I am glad someone else is nearby to learn about the fleur-de-lis-like marks branded on the foreheads of the mask faces, and a little disappointed when someone else scoffs at the five dollar admission price and enters the rain instead of our conversation (although of course I’ve been there, done that). Mokeme continues, unphased, to explain that the marks are symbols of self: “A person with adequate knowledge of self can withstand any obstacle. You can climb the ladder of success on the right wall and get to the top and feel complete. But when you lack self-knowledge, people will define for you who they want you to be. A person with a lack of self-knowledge can climb the ladder of success on the wrong wall. When they get to the top, they feel emptiness, they feel something missing.” For Mokeme, it matters most that you work with patience and with love: “You can be a street sweeper. Be the best. You can be a medicine man like me. I don’t make a lot of money, but I’m fed.”

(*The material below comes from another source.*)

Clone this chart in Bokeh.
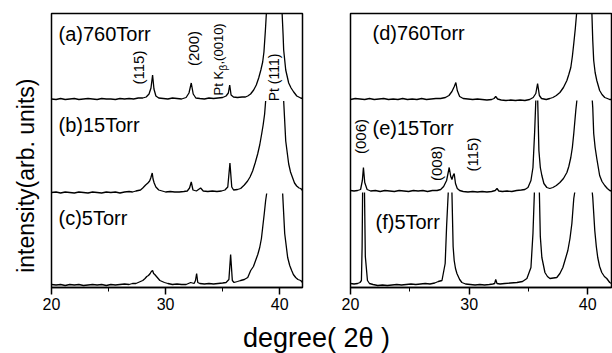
import numpy as np
from bokeh.plotting import figure
from bokeh.models import Range1d, FixedTicker, Label
from bokeh.layouts import column, row
from bokeh.embed import file_html
from bokeh.resources import INLINE

# ---------------- data (2theta in degrees, intensity in arb. units above each trace's baseline)
# left panel
a_x = [20.0, 20.4, 20.8, 21.2, 21.6, 22.0, 22.4, 22.8, 23.2, 23.6, 24.0, 24.4, 24.8, 25.2, 25.6, 26.0, 26.4, 26.8, 27.2, 27.6,
       28.0, 28.3, 28.55, 28.72, 28.86, 28.98, 29.15, 29.4, 29.8, 30.2, 30.6, 31.0, 31.4, 31.8, 32.05, 32.25, 32.42, 32.65,
       33.0, 33.4, 33.8, 34.2, 34.6, 35.0, 35.3, 35.5, 35.62, 35.74, 35.95, 36.3, 36.7, 37.0, 37.2, 37.45, 37.72, 37.95,
       38.16, 38.35, 38.51, 38.62, 38.75, 38.85, 39.6, 40.2, 40.3, 40.35, 40.53, 40.79, 41.0, 41.23, 41.5, 41.84, 42.0]
a_h = [1, 0.5, 1.5, 0.5, 1, 1.5, 0.5, 1, 1.5, 1, 0.5, 1.5, 1, 1, 0.5, 1.5, 1, 1.5, 1, 2,
       2, 3, 6, 12, 25, 11, 4, 2, 1.5, 1, 2, 1.5, 1, 2.5, 7, 17, 6, 2,
       1.5, 1, 2, 1.5, 2, 2.5, 4, 7, 15, 5, 3, 2.5, 3, 3, 4, 6, 10, 15,
       22, 30, 38, 48, 70, 90, 400, 90, 65, 50, 30, 17, 12, 8, 4, 2, 1.5]

b_x = [20.0, 20.4, 20.8, 21.2, 21.6, 22.0, 22.4, 22.8, 23.2, 23.6, 24.0, 24.4, 24.8, 25.2, 25.6, 26.0, 26.4, 26.8,
       27.1, 27.4, 27.6, 27.8, 28.0, 28.25, 28.45, 28.6, 28.7, 28.83, 28.9, 29.0, 29.15, 29.4, 29.7, 30.0, 30.4, 30.8,
       31.2, 31.6, 31.9, 32.1, 32.25, 32.4, 32.7, 33.07, 33.3, 33.7, 34.1, 34.5, 34.9, 35.2, 35.45, 35.64, 35.8, 35.96,
       36.3, 36.58, 36.9, 37.19, 37.4, 37.63, 37.85, 38.07, 38.25, 38.42, 38.55, 38.68, 38.77, 39.6, 40.35, 40.53,
       40.79, 40.95, 41.14, 41.3, 41.49, 41.7, 41.84, 42.0]
b_h = [0.5, 1, 0, 1, 0.5, 0, 1, 0.5, 0, 1, 0.5, 0, 1, 0.5, 1, 0, 1, 1.5,
       1, 2, 2.5, 3, 5, 8, 10, 12, 15, 20, 14, 10, 6, 3, 2, 1, 1.5, 1,
       1, 1.5, 2, 5, 11, 3, 2, 5, 2, 1.5, 2, 1.5, 2, 3, 6, 30, 6, 3,
       3.5, 4.5, 8, 12, 16, 22, 30, 39, 48, 59, 68, 79, 92, 400, 92, 52,
       29, 21, 15, 10, 7, 5, 4.5, 2.5]

c_x = [20.0, 20.4, 20.8, 21.2, 21.6, 22.0, 22.4, 22.8, 23.2, 23.6, 24.0, 24.4, 24.8, 25.2, 25.6, 26.0, 26.4, 26.8,
       27.1, 27.4, 27.6, 27.8, 28.0, 28.2, 28.35, 28.5, 28.65, 28.75, 28.86, 28.95, 29.05, 29.2, 29.35, 29.5, 29.7, 29.9,
       30.2, 30.6, 31.0, 31.4, 31.8, 32.0, 32.2, 32.5, 32.62, 32.72, 32.82, 33.0, 33.4, 33.8, 34.2, 34.6, 35.0, 35.3,
       35.55, 35.7, 35.85, 36.0, 36.3, 36.58, 36.9, 37.2, 37.46, 37.7, 37.89, 38.08, 38.25, 38.4, 38.51, 38.65, 38.77,
       38.86, 39.6, 40.26, 40.44, 40.7, 40.88, 41.05, 41.2, 41.4, 41.6, 41.84, 42.0]
c_h = [1, 0.5, 1, 0, 1, 0.5, 1, 0, 0.5, 1, 0.5, 1, 0, 1, 0.5, 1, 1.5, 1,
       2, 2, 3, 4, 5, 7, 9, 10, 12, 14, 15, 12, 11, 9, 7, 5, 4, 3,
       2, 1, 1.5, 1, 1, 2, 3, 2, 5, 12, 3, 2, 1.5, 2, 1.5, 2, 2.5, 3,
       6, 31, 5, 3, 4, 5, 6, 8, 15, 19, 25, 31, 38, 47, 58, 72, 85,
       92, 400, 92, 52, 28, 20, 15, 11, 8, 6, 5, 3]

# right panel
d_x = [20.0, 20.4, 20.8, 21.2, 21.6, 22.0, 22.4, 22.8, 23.2, 23.6, 24.0, 24.4, 24.8, 25.2, 25.6, 26.0, 26.4, 26.8,
       27.2, 27.6, 28.0, 28.3, 28.55, 28.75, 28.88, 29.0, 29.2, 29.5, 29.9, 30.3, 30.7, 31.1, 31.5, 31.9, 32.1, 32.24,
       32.4, 32.7, 33.1, 33.5, 33.9, 34.3, 34.7, 35.1, 35.4, 35.62, 35.77, 35.92, 36.1, 36.5, 36.8, 37.06, 37.35, 37.65,
       37.95, 38.24, 38.4, 38.57, 38.7, 38.82, 38.95, 39.08, 39.7, 40.34, 40.42, 40.5, 40.62, 40.76, 41.0, 41.2, 41.43,
       41.65, 41.85, 42.0]
d_h = [1, 2, 1.5, 1, 2, 1, 1.5, 2, 1, 1.5, 1, 2, 1, 1.5, 1, 2, 1, 1.5,
       2, 2, 3, 5, 9, 14, 18, 10, 4, 2, 1.5, 1, 1.5, 1, 0.5, 1, 2, 4,
       1.5, 0.5, 0, 0.5, 0, 0.5, 0, 1, 3, 7, 17, 5, 2, 1, 2, 3, 5, 8,
       13, 20, 26, 33, 44, 57, 72, 90, 400, 90, 60, 40, 28, 20, 10, 6, 3,
       2, 1, 1]

e_x = [20.0, 20.3, 20.6, 20.85, 21.0, 21.09, 21.2, 21.4, 21.7, 22.1, 22.5, 22.9, 23.3, 23.7, 24.1, 24.5, 24.9, 25.3,
       25.7, 26.1, 26.5, 26.9, 27.3, 27.6, 27.85, 28.1, 28.32, 28.45, 28.55, 28.65, 28.74, 28.85, 29.0, 29.2, 29.5, 29.9,
       30.3, 30.7, 31.1, 31.5, 31.9, 32.2, 32.35, 32.5, 32.8, 33.2, 33.6, 34.0, 34.4, 34.7, 34.96, 35.21, 35.38, 35.52,
       35.62, 35.7, 35.78, 35.88, 36.0, 36.13, 36.3, 36.55, 36.8, 37.06, 37.35, 37.65, 37.95, 38.24, 38.4, 38.57, 38.7,
       38.82, 38.99, 39.08, 39.7, 40.38, 40.42, 40.5, 40.62, 40.76, 41.0, 41.2, 41.43, 41.65, 41.85, 42.0]
e_h = [2, 1.5, 2, 3, 12, 25, 10, 3, 1.5, 2, 1, 2, 1.5, 1, 2, 1.5, 1, 2,
       1.5, 2, 1, 2, 2, 3, 6, 12, 25, 16, 13, 17, 19, 9, 4, 2, 1, 0.5,
       1, 0.5, 1, 0.5, 1, 2, 4, 1.5, 1, 1.5, 1, 2, 2.5, 3, 5, 12, 25, 60,
       92, 400, 92, 42, 25, 17, 9, 5, 4, 5, 7, 10, 14, 20, 26, 35, 45,
       59, 82, 92, 400, 92, 85, 59, 45, 34, 17, 11, 7, 4, 2, 1.5]

f_x = [20.0, 20.3, 20.6, 20.8, 20.92, 20.98, 21.02, 21.1, 21.18, 21.25, 21.43, 21.6, 21.9, 22.3, 22.7, 23.1, 23.5,
       23.9, 24.3, 24.7, 25.1, 25.5, 25.9, 26.3, 26.7, 27.1, 27.4, 27.71, 27.98, 28.1, 28.24, 28.4, 28.55, 28.65, 28.74,
       28.85, 28.97, 29.2, 29.39, 29.7, 30.1, 30.5, 30.9, 31.3, 31.7, 32.0, 32.15, 32.24, 32.35, 32.6, 33.0, 33.5, 34.03,
       34.5, 34.87, 35.21, 35.38, 35.5, 35.7, 35.92, 36.0, 36.13, 36.39, 36.6, 36.81, 37.1, 37.39, 37.65, 37.9, 38.1,
       38.32, 38.5, 38.66, 38.82, 38.9, 39.7, 40.38, 40.42, 40.59, 40.72, 40.84, 41.0, 41.18, 41.4, 41.6, 41.85, 42.0]
f_h = [3, 2.5, 3, 4, 6, 40, 94, 600, 94, 30, 6, 3, 2, 1, 1.5, 1, 1.5,
       2, 1.5, 2, 2.5, 2, 2.5, 3, 2.5, 3.5, 5, 6, 23, 60, 94, 600, 94, 40, 26,
       18, 13, 7, 4, 2.5, 2, 1.5, 2, 1.5, 2, 2.5, 3, 7, 3, 2.5, 3, 3.5, 4,
       5, 8, 19, 53, 94, 600, 94, 50, 29, 14, 10, 8, 8.5, 9, 13, 19, 27,
       36, 48, 63, 88, 94, 600, 94, 89, 56, 40, 29, 20, 14, 10, 8, 4, 3]

x_ticks = [20, 30, 40]
x_minor = [25, 35]
left_labels = ["(a)760Torr", "(b)15Torr", "(c)5Torr"]
right_labels = ["(d)760Torr", "(e)15Torr", "(f)5Torr"]

# ---------------- layout / style
FONT = "Liberation Sans"
X0, X1 = 20, 42
Y_TOP = 274
H = 316          # height of the row with the two panels (frame 13..287)
HB = 353 - H     # height of the strip holding the common x title
W0 = 40          # strip holding the y title


def make_fig(width, bl, br):
    p = figure(width=width, height=H, x_range=Range1d(X0, X1), y_range=Range1d(0, Y_TOP),
               toolbar_location=None, output_backend="svg", y_axis_location=None, title=None,
               min_border_left=bl, min_border_right=br, min_border_top=13, min_border_bottom=H - 287)
    p.xgrid.visible = False
    p.ygrid.visible = False
    p.outline_line_color = "black"
    p.outline_line_width = 1.5
    p.background_fill_color = "white"
    p.border_fill_color = "white"
    ax = p.xaxis[0]
    ax.ticker = FixedTicker(ticks=x_ticks, minor_ticks=x_minor)
    ax.axis_line_color = "black"
    ax.axis_line_width = 1.5
    ax.major_tick_out = 7
    ax.major_tick_in = 0
    ax.minor_tick_out = 4
    ax.minor_tick_in = 0
    ax.major_tick_line_width = 1.5
    ax.major_label_text_font = FONT
    ax.major_label_text_font_size = "16px"
    ax.major_label_text_color = "black"
    ax.major_label_standoff = 3
    return p


def blank_fig(width, height):
    p = figure(width=width, height=height, x_range=Range1d(0, width), y_range=Range1d(0, height),
               toolbar_location=None, output_backend="svg", x_axis_location=None, y_axis_location=None,
               title=None, min_border=0, min_border_left=0, min_border_right=0, min_border_top=0,
               min_border_bottom=0)
    p.xgrid.visible = False
    p.ygrid.visible = False
    p.outline_line_color = None
    return p


def add_trace(p, xs, hs, offset, cap):
    x = np.asarray(xs, float)
    h = np.asarray(hs, float)
    y = np.where(h > cap, np.nan, h) + offset
    p.line(x, y, line_color="black", line_width=1.3)


def lab(p, x, y, text, size, angle=0.0, align="left", baseline="middle"):
    p.add_layout(Label(x=x, y=y, text=text, angle=angle, text_align=align, text_baseline=baseline,
                       text_font=FONT, text_font_size=size, text_color="black"))


lx = lambda px: X0 + (px - 51) * (X1 - X0) / 251.0
rx = lambda px: X0 + (px - 350) * (X1 - X0) / 261.0
yy = lambda py: 287 - py
V = np.pi / 2

# y title strip
f0 = blank_fig(W0, H)
lab(f0, 25, H - 187, "intensity(arb. units)", "23px", V, "center")

# left panel
f1 = make_fig(326 - W0, 51 - W0, 24)
add_trace(f1, c_x, c_h, 2.0, 92.5)
add_trace(f1, b_x, b_h, 94.5, 93.0)
add_trace(f1, a_x, a_h, 187.5, 95.0)

for t, py in zip(left_labels, [33, 124, 217]):
    lab(f1, lx(58), yy(py), t, "20px")
lab(f1, lx(138), yy(67), "(115)", "15px", V, "center")
lab(f1, lx(193), yy(48), "(200)", "15px", V, "center")
lab(f1, lx(218), yy(95), "Pt K", "13px", V, "left")
lab(f1, lx(223), yy(70), "\u03b2", "10px", V, "left")
lab(f1, lx(218), yy(64), ",(0010)", "13px", V, "left")
lab(f1, lx(273), yy(77), "Pt (111)", "14px", V, "center")

# right panel
f2 = make_fig(286, 24, 1)
add_trace(f2, f_x, f_h, 1.0, 94.0)
add_trace(f2, e_x, e_h, 95.0, 92.0)
add_trace(f2, d_x, d_h, 187.0, 95.0)

for t, px, py in zip(right_labels, [372, 372, 375], [32, 127, 221]):
    lab(f2, rx(px), yy(py), t, "20px")
lab(f2, rx(360), yy(136), "(006)", "15px", V, "center")
lab(f2, rx(436), yy(163), "(008)", "15px", V, "center")
lab(f2, rx(472), yy(154), "(115)", "15px", V, "center")

# common x title strip
f3 = blank_fig(612, HB)
lab(f3, 316, 353 - 337, "degree( 2\u03b8 )", "27px", 0.0, "center", "middle")

layout = column(row(f0, f1, f2), f3)
open("out.html", "w").write(file_html(layout, INLINE))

When I ask him about his other healing work he winces. Wrong word choice. “What do you call it?” I ask. “I call it being,” he says. That’s a big fat esoteric answer, but in retrospect I get it. “Healing work” is a blanket phrase that does not acknowledge the specificity of what he does, which is deeply rooted in his culture and the practice of his ancestors. For Mokeme, “being” a medicine man is not something learned so much as known. Since he could walk, he woke in the early hours of the morning and trudged many miles to the head of the river to offer prayers to the water the villagers scooped up at sunrise. This “healing work” is ingrained in him. Like most spiritual practices, his resists the intellectualism he so deftly applies to his study of art and objects. He tells me it involves prayer and sometimes touch, but it’s hard to describe beyond that. “In that state I’m not practically or physically there. It’s like a dream state,” he says. His voice shifts to speak of it; he talks more quickly and becomes quieter, uncomfortable almost. I turn talk back to the boy and the river. “I hated it,” Mokeme says about the praying, laughing. I ask him why and he laughs harder. “Would you want to get up in the middle of night to stand in a cold river?”

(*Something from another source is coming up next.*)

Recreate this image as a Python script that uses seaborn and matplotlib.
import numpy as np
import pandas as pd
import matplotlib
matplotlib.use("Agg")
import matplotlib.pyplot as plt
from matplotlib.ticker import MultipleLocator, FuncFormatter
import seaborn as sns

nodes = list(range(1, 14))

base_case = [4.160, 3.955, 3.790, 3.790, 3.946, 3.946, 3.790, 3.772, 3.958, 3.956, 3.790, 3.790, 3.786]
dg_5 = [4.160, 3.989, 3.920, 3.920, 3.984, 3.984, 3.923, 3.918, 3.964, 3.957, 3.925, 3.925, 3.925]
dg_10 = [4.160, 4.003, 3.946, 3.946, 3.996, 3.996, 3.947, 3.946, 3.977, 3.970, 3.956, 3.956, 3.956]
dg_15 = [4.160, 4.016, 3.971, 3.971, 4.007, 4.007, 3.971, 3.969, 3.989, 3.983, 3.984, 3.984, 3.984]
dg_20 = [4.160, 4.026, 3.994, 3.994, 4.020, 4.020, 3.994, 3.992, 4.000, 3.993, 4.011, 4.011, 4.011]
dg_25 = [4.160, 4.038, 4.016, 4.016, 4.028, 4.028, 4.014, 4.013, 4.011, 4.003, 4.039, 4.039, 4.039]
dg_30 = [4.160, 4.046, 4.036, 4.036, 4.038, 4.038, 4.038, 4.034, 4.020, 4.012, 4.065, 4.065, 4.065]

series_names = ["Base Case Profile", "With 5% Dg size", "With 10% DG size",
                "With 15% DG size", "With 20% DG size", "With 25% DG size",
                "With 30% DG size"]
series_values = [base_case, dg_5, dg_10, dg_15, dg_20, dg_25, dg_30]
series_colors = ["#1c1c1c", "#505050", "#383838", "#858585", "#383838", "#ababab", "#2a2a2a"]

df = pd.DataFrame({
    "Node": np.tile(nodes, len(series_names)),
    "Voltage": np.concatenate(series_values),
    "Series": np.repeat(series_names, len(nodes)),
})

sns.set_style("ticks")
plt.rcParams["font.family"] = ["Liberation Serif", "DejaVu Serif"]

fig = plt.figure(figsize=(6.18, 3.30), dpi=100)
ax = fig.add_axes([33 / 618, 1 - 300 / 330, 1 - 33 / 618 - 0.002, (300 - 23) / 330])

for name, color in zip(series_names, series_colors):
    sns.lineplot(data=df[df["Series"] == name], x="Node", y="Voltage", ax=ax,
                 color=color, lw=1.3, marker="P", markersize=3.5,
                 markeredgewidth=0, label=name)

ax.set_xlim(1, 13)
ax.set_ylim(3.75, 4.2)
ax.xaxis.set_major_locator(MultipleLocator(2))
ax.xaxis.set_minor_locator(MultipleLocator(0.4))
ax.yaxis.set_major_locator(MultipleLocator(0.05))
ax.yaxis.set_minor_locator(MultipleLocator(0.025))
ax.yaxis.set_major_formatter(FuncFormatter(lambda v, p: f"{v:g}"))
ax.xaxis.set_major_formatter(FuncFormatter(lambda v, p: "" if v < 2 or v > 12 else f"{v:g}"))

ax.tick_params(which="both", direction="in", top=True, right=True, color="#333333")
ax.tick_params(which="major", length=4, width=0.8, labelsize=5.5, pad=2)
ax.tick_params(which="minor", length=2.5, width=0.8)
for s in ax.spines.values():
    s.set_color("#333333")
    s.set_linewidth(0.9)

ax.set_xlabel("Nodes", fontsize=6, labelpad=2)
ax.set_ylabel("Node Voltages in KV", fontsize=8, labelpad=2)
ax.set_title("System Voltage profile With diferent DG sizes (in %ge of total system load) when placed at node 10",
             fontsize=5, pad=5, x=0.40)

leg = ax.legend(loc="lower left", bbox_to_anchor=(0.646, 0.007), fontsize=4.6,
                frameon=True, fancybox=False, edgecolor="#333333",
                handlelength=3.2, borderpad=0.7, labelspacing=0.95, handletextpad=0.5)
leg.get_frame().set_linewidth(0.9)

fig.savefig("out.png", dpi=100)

No one can be so serious so often without a sense of humor. Oscar Mokeme has a good one. He finds life basically fun, seems always on the brink of laughter, always ready to lighten the loaded stories he tells. They’re huge, these stories, originating continents and centuries away from the moment we’re in together, Mokeme and me. It had thundered and poured throughout our conversation; as it came to its natural end, so did the storm.

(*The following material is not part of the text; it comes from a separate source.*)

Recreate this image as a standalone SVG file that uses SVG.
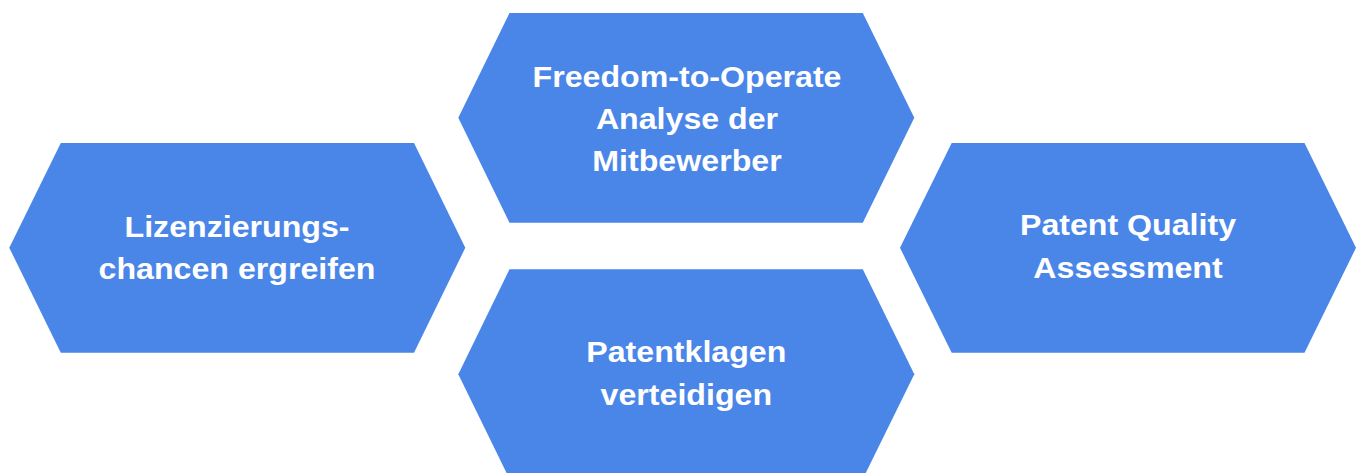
<svg xmlns="http://www.w3.org/2000/svg" width="1359" height="473" viewBox="0 0 1359 473">
<style>
.hex{fill:#4A86E8;stroke:none}
.lbl{font-family:"Liberation Sans",Arial,sans-serif;font-weight:bold;font-size:29.5px;fill:#FFFFFF;text-anchor:middle}
</style>
<rect width="1359" height="473" fill="#FFFFFF"/>
<g id="connectors"></g>
<g id="node-lizenzierung">
<polygon class="hex" points="9.3,247.8 60.8,143 414,143 465.3,247.8 414,352.7 60.8,352.7"/>
<g transform="translate(237,0) scale(1.09,1)">
<text class="lbl" x="0" y="236.8">Lizenzierungs-</text>
<text class="lbl" x="0" y="279">chancen ergreifen</text>
</g>
</g>
<g id="node-fto">
<polygon class="hex" points="458.3,117.8 509.5,13 862.8,13 914.3,117.8 862.8,222.7 509.5,222.7"/>
<g transform="translate(687,0) scale(1.09,1)">
<text class="lbl" x="0" y="86.7">Freedom-to-Operate</text>
<text class="lbl" x="0" y="128.9">Analyse der</text>
<text class="lbl" x="0" y="171">Mitbewerber</text>
</g>
</g>
<g id="node-quality">
<polygon class="hex" points="900,247.8 951.7,143 1304.5,143 1356,247.8 1304.5,352.7 951.7,352.7"/>
<g transform="translate(1128,0) scale(1.09,1)">
<text class="lbl" x="0" y="235.5">Patent Quality</text>
<text class="lbl" x="0" y="277.7">Assessment</text>
</g>
</g>
<g id="node-klagen">
<polygon class="hex" points="458.3,374.2 509.5,269.3 862.8,269.3 914.3,374.2 862.8,479 509.5,479"/>
<g transform="translate(686.3,0) scale(1.09,1)">
<text class="lbl" x="0" y="362.5">Patentklagen</text>
<text class="lbl" x="0" y="404.7">verteidigen</text>
</g>
</g>
</svg>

I felt a little out of context myself when I exited the museum. Free Street looked as familiar as ever but I felt different—rattled, wondering how I would tell this story. It’s hard to know what to make of all the objects and amorphous ideas you’re bound to encounter at the African Center for the Sacred Arts. It’s the kind of place you can get a lot out of if you’re willing to give a little. What I know for certain: Oscar Mokeme’s museum is small, but no small gift for a city that takes art and inspiration in big doses.